Я буквально заставляла себя полюбить спокойную жизнь, училась не думать о Палагеде и Даории, старалась забыть о проблемах и делах. Силилась прекратить вечно куда-то бежать. Мне потребовалось два месяца, чтобы научиться засыпать без шума мыслей в голове. И когда немного пришла в себя, а колотивший тело страх при мысли о встрече с Каем ушёл, позволив мне ощутить предвкушение и радость, поняла, что все годы бежала к финишу, но испуганно замерла в шаге от победной черты.
Почувствовав холод, я отдёрнула руку от кирпичной стены и потрясла ладонью, смахивая ледяную влагу. Затем сжала и разжала пальцы, возвращая кровообращение озябшим рукам.
Ноги в колготках покрылись мурашками, и я недовольно заворчала себе под нос. Почему после увольнения не переоделась во что-то более тёплое? Работа в музее требовала определённого внешнего вида, бежевая шёлковая блузка и юбка-карандаш плохо сочетались с нынешней погодой. Драповое пальто почти не спасало.
Я взглянула на экран телефона – до захода солнца меньше получаса. Я заторопилась по знакомым улицам и уверенно свернула в переулок, помня дорогу наизусть.
Дверной колокольчик возвестил хозяина о моём прибытии.
– Добро пожаловать, – на правильном языке людей выкрикнула Элин откуда-то из глубины антикварной лавки.
Я не ответила, слыша, как несколько предметов глухо упали, а следом рухнули, кажется, пара пустых коробок. Элин в голос выругалась, удивляя своим словарным запасом, и я невольно улыбнулась.
– Извините, но мы закрываемся через пятнад… кириа! – радостно взвизгнула Элин, наконец заметив меня. Ни наряд, ни солнечные очки, ни даже изменённый цвет волос на чёрный не сбили её с толку.
И сколько бы я ни просила её называть меня по имени, старую привычку выбить из Элин так и не удалось. Она захныкала и перешла на какие-то невнятные недовольные бормотания, пока душила меня в объятиях.

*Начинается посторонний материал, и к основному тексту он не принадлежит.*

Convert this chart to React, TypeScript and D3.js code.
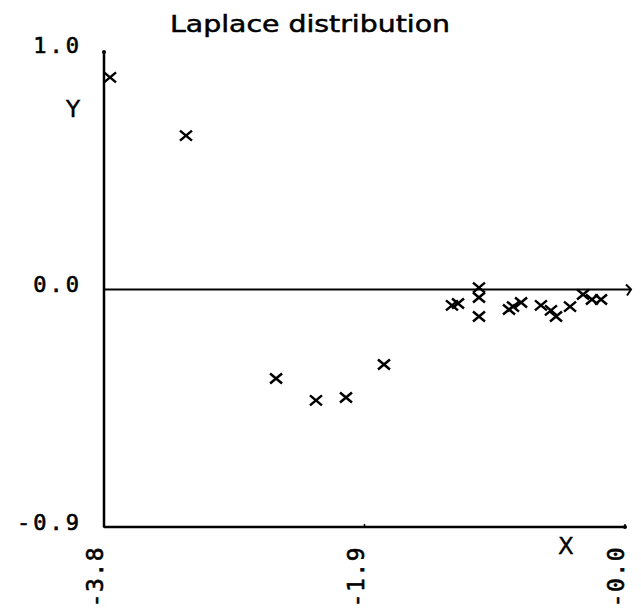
import React from "react";
import * as d3 from "d3";

const title = "Laplace distribution";
const xValues = [-3.756, -3.202, -2.545, -2.254, -2.035, -1.758, -1.262, -1.218, -1.065, -1.065, -1.065, -0.846, -0.817, -0.758, -0.613, -0.540, -0.503, -0.401, -0.306, -0.241, -0.175];
const yValues = [0.893, 0.648, -0.375, -0.467, -0.455, -0.316, -0.067, -0.059, 0.008, -0.034, -0.114, -0.084, -0.072, -0.055, -0.067, -0.088, -0.114, -0.072, -0.021, -0.042, -0.042];
const xTickValues = [-3.8, -1.9, 0];
const xTickLabels = ["-3.8", "-1.9", "-0.0"];
const yTickValues = [1.0, 0.0, -1.0];
const yTickLabels = ["1.0", "0.0", "-0.9"];
const xLabel = "X";
const yLabel = "Y";

export default function App() {
  const W = 641, H = 616;
  const x = d3.scaleLinear().domain([-3.8, 0]).range([104, 625]);
  const y = d3.scaleLinear().domain([-1, 1]).range([527, 52]);
  const mono = "'DejaVu Sans Mono', monospace";
  const pts = xValues.map((v, i) => [x(v), y(yValues[i])]);
  const y0 = y(0);
  return (
    <svg width={W} height={H} style={{ position: "absolute", left: 0, top: 0, background: "#fff" }}>
      <rect x={0} y={0} width={W} height={H} fill="#fff" />
      <text x={310} y={32} textAnchor="middle" fontFamily="'DejaVu Sans', sans-serif" fontSize={23} textLength={280} lengthAdjust="spacingAndGlyphs" fill="#000" stroke="#000" strokeWidth={0.5}>{title}</text>
      {/* left axis */}
      <line x1={x(-3.8)} x2={x(-3.8)} y1={y(1)} y2={y(-1)} stroke="#000" strokeWidth={2.5} />
      <circle cx={x(-3.8)} cy={y(1)} r={2} fill="#000" />
      {/* bottom axis */}
      <line x1={x(-3.8)} x2={x(0)} y1={y(-1)} y2={y(-1)} stroke="#000" strokeWidth={2.5} />
      <circle cx={x(0)} cy={y(-1)} r={2} fill="#000" />
      {/* zero line with arrow */}
      <line x1={x(-3.8)} x2={x(0) + 5} y1={y0} y2={y0} stroke="#000" strokeWidth={2.2} />
      <path d={`M${x(0) + 1},${y0 - 5} L${x(0) + 6},${y0} L${x(0) + 2},${y0 + 6}`} fill="none" stroke="#000" strokeWidth={2} />
      {/* x ticks */}
      {xTickValues.map((v, i) => (
        <g key={"xt" + i}>
          <line x1={x(v)} x2={x(v)} y1={y(-1) - 3} y2={y(-1) + 1} stroke="#000" strokeWidth={1.5} />
          <text transform={`translate(${x(v) - 1},546) rotate(-90)`} textAnchor="end" fontFamily={mono} fontSize={23} letterSpacing={1.5} fill="#000" stroke="#000" strokeWidth={0.6}>{xTickLabels[i]}</text>
        </g>
      ))}
      {/* y ticks */}
      {yTickValues.map((v, i) => (
        <text key={"yt" + i} x={82} y={y(v) + (i === 0 ? 1 : i === 1 ? 2 : 3)} textAnchor="end" fontFamily={mono} fontSize={22} letterSpacing={3} fill="#000" stroke="#000" strokeWidth={0.6}>{yTickLabels[i]}</text>
      ))}
      <text x={73} y={117} textAnchor="middle" fontFamily="'DejaVu Sans', sans-serif" fontSize={23} fill="#000" stroke="#000" strokeWidth={0.4}>{yLabel}</text>
      <text x={566} y={554} textAnchor="middle" fontFamily="'DejaVu Sans', sans-serif" fontSize={23} fill="#000" stroke="#000" strokeWidth={0.4}>{xLabel}</text>
      {/* markers */}
      {pts.map(([px, py], i) => (
        <path key={"p" + i} d={`M${px - 6},${py - 5} L${px + 6},${py + 5} M${px - 6},${py + 5} L${px + 6},${py - 5}`} stroke="#000" strokeWidth={2.5} fill="none" />
      ))}
    </svg>
  );
}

– Этот цвет немного лучше, но мне всё равно не нравится, – выдала она, трогая мои волосы.
– Не знаю, чем тебе так не угодил рыжий, но рада, что в этот раз ты довольна, – хмыкнула я, снимая солнечные очки. Благо сегодня солнце светило ярко, и я не выглядела в них полной идиоткой.

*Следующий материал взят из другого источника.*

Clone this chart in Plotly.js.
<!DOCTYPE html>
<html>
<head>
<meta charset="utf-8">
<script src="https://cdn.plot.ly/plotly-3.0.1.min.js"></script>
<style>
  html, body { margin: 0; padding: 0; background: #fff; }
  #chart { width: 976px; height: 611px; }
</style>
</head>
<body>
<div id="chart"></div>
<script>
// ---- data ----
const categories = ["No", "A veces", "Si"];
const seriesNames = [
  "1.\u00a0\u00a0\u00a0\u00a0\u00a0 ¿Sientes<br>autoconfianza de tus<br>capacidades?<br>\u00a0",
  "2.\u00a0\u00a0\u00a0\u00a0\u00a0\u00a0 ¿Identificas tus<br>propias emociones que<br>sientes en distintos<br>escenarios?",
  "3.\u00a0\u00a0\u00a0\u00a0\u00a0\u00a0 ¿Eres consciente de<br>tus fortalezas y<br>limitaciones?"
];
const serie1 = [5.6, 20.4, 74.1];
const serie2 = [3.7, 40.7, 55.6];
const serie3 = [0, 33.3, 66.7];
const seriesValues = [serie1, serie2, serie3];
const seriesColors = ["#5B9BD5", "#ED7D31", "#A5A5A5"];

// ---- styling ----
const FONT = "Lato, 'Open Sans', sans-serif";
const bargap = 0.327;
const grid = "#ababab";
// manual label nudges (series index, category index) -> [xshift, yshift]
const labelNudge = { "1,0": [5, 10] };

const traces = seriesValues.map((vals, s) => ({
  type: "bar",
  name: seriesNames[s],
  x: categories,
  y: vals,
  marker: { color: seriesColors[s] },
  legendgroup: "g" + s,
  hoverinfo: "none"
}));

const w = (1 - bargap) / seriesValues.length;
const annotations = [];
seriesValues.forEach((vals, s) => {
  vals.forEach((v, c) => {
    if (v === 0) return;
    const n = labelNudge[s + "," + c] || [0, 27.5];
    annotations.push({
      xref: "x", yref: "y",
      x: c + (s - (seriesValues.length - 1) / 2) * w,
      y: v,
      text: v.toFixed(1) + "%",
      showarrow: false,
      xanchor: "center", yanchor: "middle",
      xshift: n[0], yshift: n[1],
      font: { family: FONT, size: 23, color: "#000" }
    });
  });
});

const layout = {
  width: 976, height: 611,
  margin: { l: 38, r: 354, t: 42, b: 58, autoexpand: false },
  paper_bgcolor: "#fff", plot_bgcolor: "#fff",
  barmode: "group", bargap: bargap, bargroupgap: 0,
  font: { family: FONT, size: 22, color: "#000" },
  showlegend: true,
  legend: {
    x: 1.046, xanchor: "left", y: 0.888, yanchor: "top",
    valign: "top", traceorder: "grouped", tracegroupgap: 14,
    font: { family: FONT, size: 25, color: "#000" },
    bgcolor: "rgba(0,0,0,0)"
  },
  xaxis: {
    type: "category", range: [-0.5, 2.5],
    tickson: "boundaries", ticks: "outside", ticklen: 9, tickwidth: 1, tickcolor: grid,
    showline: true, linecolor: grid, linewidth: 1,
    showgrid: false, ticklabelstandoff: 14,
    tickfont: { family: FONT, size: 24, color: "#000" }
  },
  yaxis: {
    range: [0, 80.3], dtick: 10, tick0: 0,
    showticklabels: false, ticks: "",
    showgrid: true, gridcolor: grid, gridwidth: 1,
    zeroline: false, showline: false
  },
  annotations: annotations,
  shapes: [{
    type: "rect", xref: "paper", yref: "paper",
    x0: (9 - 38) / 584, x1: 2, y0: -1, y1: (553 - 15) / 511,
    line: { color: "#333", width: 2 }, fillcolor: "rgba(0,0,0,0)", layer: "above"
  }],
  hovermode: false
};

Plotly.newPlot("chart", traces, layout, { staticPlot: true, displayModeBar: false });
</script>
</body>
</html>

В обычной жизни я ношу карие линзы или капаю свою кровь, второй способ самый надёжный, но более болезненный. Однако старый Аякс с особым недовольством относится к переменам в моей внешности, называя это кощунством и оскорблением образа богини Эриды. Сколько бы ему ни напоминала, что это мои глаза и волосы, он каждый раз устраивает мне раздражающе длинные лекции, поэтому, направляясь к дедушке Мейв, я не возвращаю цвет волос, но линзы снимаю. Это помогает немного усмирить его ворчание.